• 2000-07-13
It was a beautiful ceremony done up with patriotic songs, with important community leaders in attendance - none more important than the four honorees.

One guest noted that the ceremony was more than special, as it could never have occurred, and never in the way it did on June 4.

Never during the double dictatorships, Soviet and Nazi, could a Latvian expat president from Montreal award Latvia's highest state honor, the Order of Three Stars to two men and two women for doing the unthinkable: rescuing Jews from the Holocaust during Europe's most toxic period of history. A man who received an award, Bruno Rozentals, said of all the awards he has received, the one he was finally able to receive from his homeland in his homeland was the most treasured.

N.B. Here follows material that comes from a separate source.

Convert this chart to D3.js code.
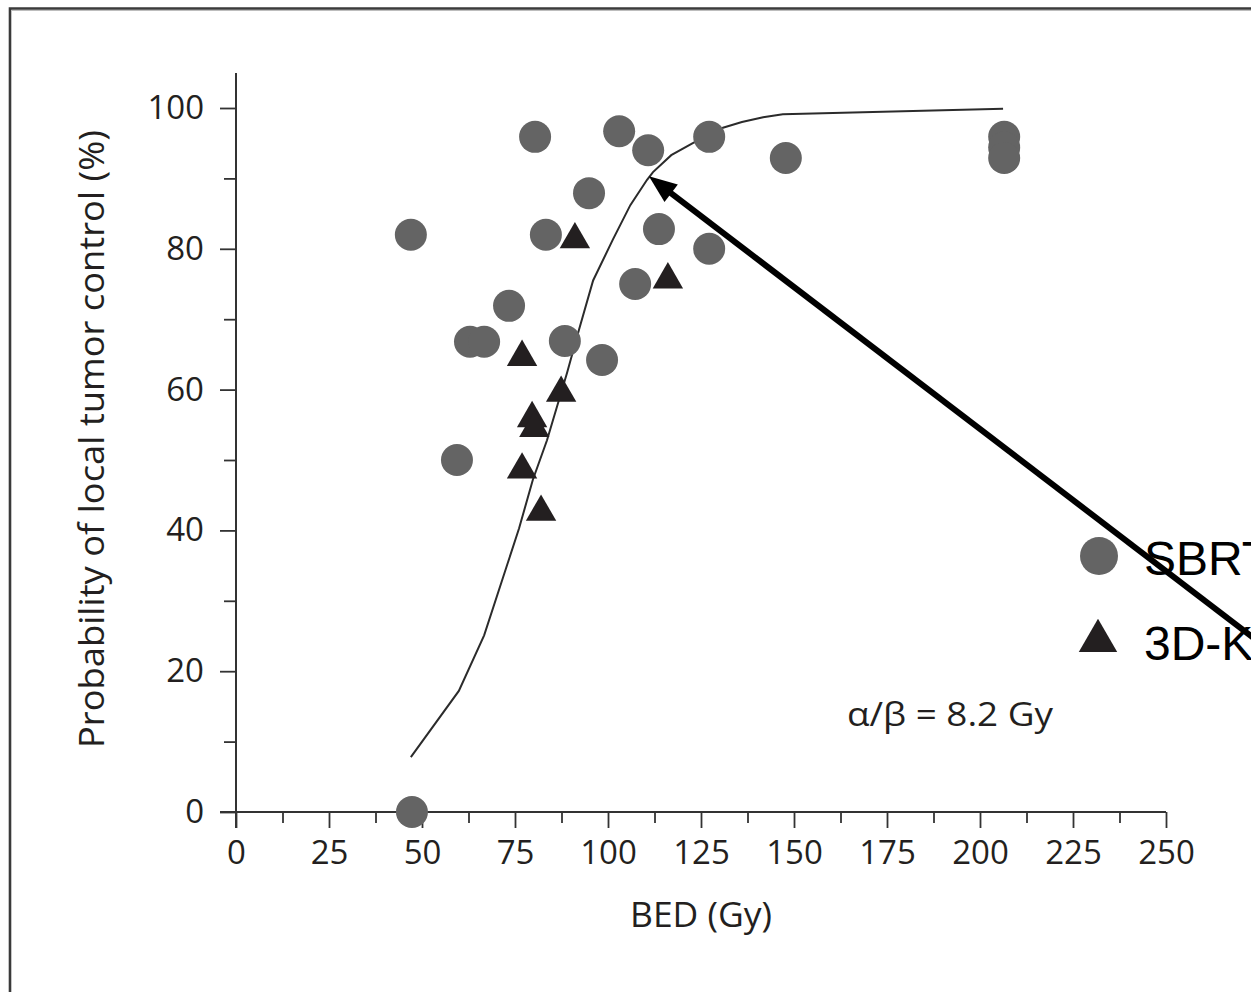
<!DOCTYPE html>
<html>
<head>
<meta charset="utf-8">
<script src="https://cdn.jsdelivr.net/npm/d3@7"></script>
<style>
  html, body { margin: 0; padding: 0; background: #fff; }
  svg { display: block; }
</style>
</head>
<body>
<svg id="chart" width="1251" height="992"></svg>
<script>
// SBRT series: BED (Gy) vs probability of local tumor control (%)
const sbrtBED = [47, 47.3, 59.4, 62.9, 66.7, 73.4, 80.4, 83.3, 88.4, 94.9, 98.4, 103, 107.3, 110.8, 113.7, 127.2, 127.2, 147.8, 206.5, 206.5, 206.5];
const sbrtTCP = [82, 0, 50, 66.8, 66.8, 71.9, 95.9, 82, 66.9, 87.9, 64.2, 96.7, 75, 94, 82.8, 95.9, 80, 92.9, 95.9, 94.4, 92.9];

// 3D-conformal series
const crtBED = [91.1, 116.1, 76.9, 87.4, 79.6, 80.2, 76.9, 82];
const crtTCP = [81.6, 75.9, 64.9, 59.8, 56.2, 54.8, 48.9, 42.9];

// fitted dose-response curve
const fitBED = [47, 59.9, 66.7, 76.1, 79.8, 83.6, 89, 92.2, 96, 101.3, 106, 110.5, 112.1, 117, 122.8, 130.9, 136, 141.7, 147, 206.2];
const fitTCP = [7.8, 17.2, 25.1, 40.3, 47.2, 52.8, 62.4, 68.5, 75.5, 81.3, 86.2, 89.8, 90.9, 93.3, 95, 97.2, 98, 98.7, 99.1, 99.9];

// axis ticks
const xMajorTicks = [0, 25, 50, 75, 100, 125, 150, 175, 200, 225, 250];
const xMinorTicks = [12.5, 37.5, 62.5, 87.5, 112.5, 137.5, 162.5, 187.5, 212.5, 237.5];
const yMajorTicks = [0, 20, 40, 60, 80, 100];
const yMinorTicks = [10, 30, 50, 70, 90];

// annotation arrow, in data units (tail runs off the right edge)
const arrowFrom = [286, 19.7];
const arrowTo = [111, 90.3];

const legendItems = ["SBRT", "3D-KRT"];

const svg = d3.select("#chart");
const ink = "#231f20";
const axisFont = "'Open Sans', 'Noto Sans', sans-serif";

const x = d3.scaleLinear().domain([0, 250]).range([236, 1166]);
const y = d3.scaleLinear().domain([0, 100]).range([812, 108]);

// outer frame (top and left edges)
svg.append("path")
  .attr("d", "M10,992 V8.5 H1251")
  .attr("fill", "none").attr("stroke", "#3a3a3a").attr("stroke-width", 2.6);
svg.append("line")
  .attr("x1", 11.5).attr("x2", 1251).attr("y1", 10.5).attr("y2", 10.5)
  .attr("stroke", "#bdbdbd").attr("stroke-width", 1);

// axes
function styleAxis(g) {
  g.select(".domain").remove();
  g.selectAll(".tick line").attr("stroke", "#333").attr("stroke-width", 1.8);
  g.selectAll(".tick text").attr("fill", ink).attr("font-family", axisFont).attr("font-size", 33);
}

const gx = svg.append("g").attr("transform", `translate(0,${y(0)})`);
gx.append("g").call(d3.axisBottom(x).tickValues(xMinorTicks).tickSize(11).tickFormat(""))
  .call(styleAxis);
gx.append("g").call(d3.axisBottom(x).tickValues(xMajorTicks).tickSize(16).tickPadding(13).tickFormat(d3.format("d")))
  .call(styleAxis);
gx.selectAll(".tick text").attr("dy", "0.71em");
gx.append("line").attr("x1", 220).attr("x2", x(250)).attr("stroke", "#333").attr("stroke-width", 2);

const gy = svg.append("g").attr("transform", `translate(${x(0)},0)`);
gy.append("g").call(d3.axisLeft(y).tickValues(yMinorTicks).tickSize(12).tickFormat(""))
  .call(styleAxis);
gy.append("g").call(d3.axisLeft(y).tickValues(yMajorTicks).tickSize(16).tickPadding(16).tickFormat(d3.format("d")))
  .call(styleAxis);
gy.append("line").attr("y1", 73).attr("y2", y(0) + 16).attr("stroke", "#333").attr("stroke-width", 2);

// axis titles
svg.append("text")
  .attr("x", 701).attr("y", 927)
  .attr("text-anchor", "middle")
  .attr("font-family", axisFont).attr("font-size", 34).attr("fill", ink)
  .attr("textLength", 142).attr("lengthAdjust", "spacingAndGlyphs")
  .text("BED (Gy)");

svg.append("text")
  .attr("transform", `translate(104,439) rotate(-90)`)
  .attr("text-anchor", "middle")
  .attr("font-family", axisFont).attr("font-size", 34).attr("fill", ink)
  .attr("textLength", 618).attr("lengthAdjust", "spacingAndGlyphs")
  .text("Probability of local tumor control (%)");

// alpha/beta note
svg.append("text")
  .attr("x", 847).attr("y", 726)
  .attr("font-family", axisFont).attr("font-size", 33).attr("fill", ink)
  .attr("textLength", 206).attr("lengthAdjust", "spacingAndGlyphs")
  .text("\u03B1/\u03B2 = 8.2 Gy");

// fitted curve
const fit = fitBED.map((b, i) => [b, fitTCP[i]]);
svg.append("path")
  .datum(fit)
  .attr("d", d3.line().x(d => x(d[0])).y(d => y(d[1])))
  .attr("fill", "none").attr("stroke", "#2b2b2b").attr("stroke-width", 2);

// SBRT points
const sbrt = sbrtBED.map((b, i) => [b, sbrtTCP[i]]);
svg.append("g").selectAll("circle").data(sbrt).join("circle")
  .attr("cx", d => x(d[0])).attr("cy", d => y(d[1])).attr("r", 16)
  .attr("fill", "#646464");

// 3D-conformal points
const tri = d3.symbol().type(d3.symbolTriangle).size(400);
const crt = crtBED.map((b, i) => [b, crtTCP[i]]);
svg.append("g").selectAll("path").data(crt).join("path")
  .attr("transform", d => `translate(${x(d[0])},${y(d[1]) + 2})`)
  .attr("d", tri).attr("fill", ink);

// arrow
const ax0 = x(arrowFrom[0]), ay0 = y(arrowFrom[1]);
const ax1 = x(arrowTo[0]), ay1 = y(arrowTo[1]);
const ang = Math.atan2(ay1 - ay0, ax1 - ax0);
const headLen = 28, headHalf = 11;
const bx = ax1 - headLen * Math.cos(ang), by = ay1 - headLen * Math.sin(ang);
svg.append("line")
  .attr("x1", ax0).attr("y1", ay0).attr("x2", bx + 4 * Math.cos(ang)).attr("y2", by + 4 * Math.sin(ang))
  .attr("stroke", "#000").attr("stroke-width", 6);
svg.append("path")
  .attr("d", `M${ax1},${ay1} L${bx - headHalf * Math.sin(ang)},${by + headHalf * Math.cos(ang)} L${bx + headHalf * Math.sin(ang)},${by - headHalf * Math.cos(ang)} Z`)
  .attr("fill", "#000");

// legend
const legend = svg.append("g");
legend.append("circle").attr("cx", 1099).attr("cy", 556).attr("r", 19).attr("fill", "#646464");
legend.append("path")
  .attr("transform", "translate(1098,641)")
  .attr("d", d3.symbol().type(d3.symbolTriangle).size(640)).attr("fill", ink);
legend.selectAll("text").data(legendItems).join("text")
  .attr("x", 1144).attr("y", (d, i) => 575 + i * 85)
  .attr("font-family", "'Liberation Sans', Arial, sans-serif").attr("font-size", 48).attr("fill", "#000")
  .text(d => d);
</script>
</body>
</html>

Yet that is what happened just a couple of weeks ago at Riga Palace in the chapel-like room off the "green room." Commenting on the example of human nobility rising above evil and the example set by the brave four, President Vaira Vike-Freiberga handed out medals and long-stemmed red roses before a range of invited community representatives: Latvia's top rabbi, Natans Barkans, Rivki Glazman, Edith Block and Grigory Krupnikovs, leaders in the Jewish community, U.S. Ambassador James Holmes, British Ambassador Stephen Nash, several representatives of chambers of commerce, and others on a guest list that scored the importance of the occasion and included those who want to see Latvia close some of its wounds.

Still, two guests surprisingly overshadowed the eminence of the other guests and the four honorees who risked their lives and their families' lives and the president herself.

How do we know these guests were so important? Well, the two guests stood at the front of the room quite close to the saviors of Jews and the country's president and took permission to take for themselves a position above all others and the observance itself without visible sanction.

Who were these two? The pair of jerk press photographers who, one after the other, unforgiveably let their mobile phones go off during the most solemn part of the ceremony.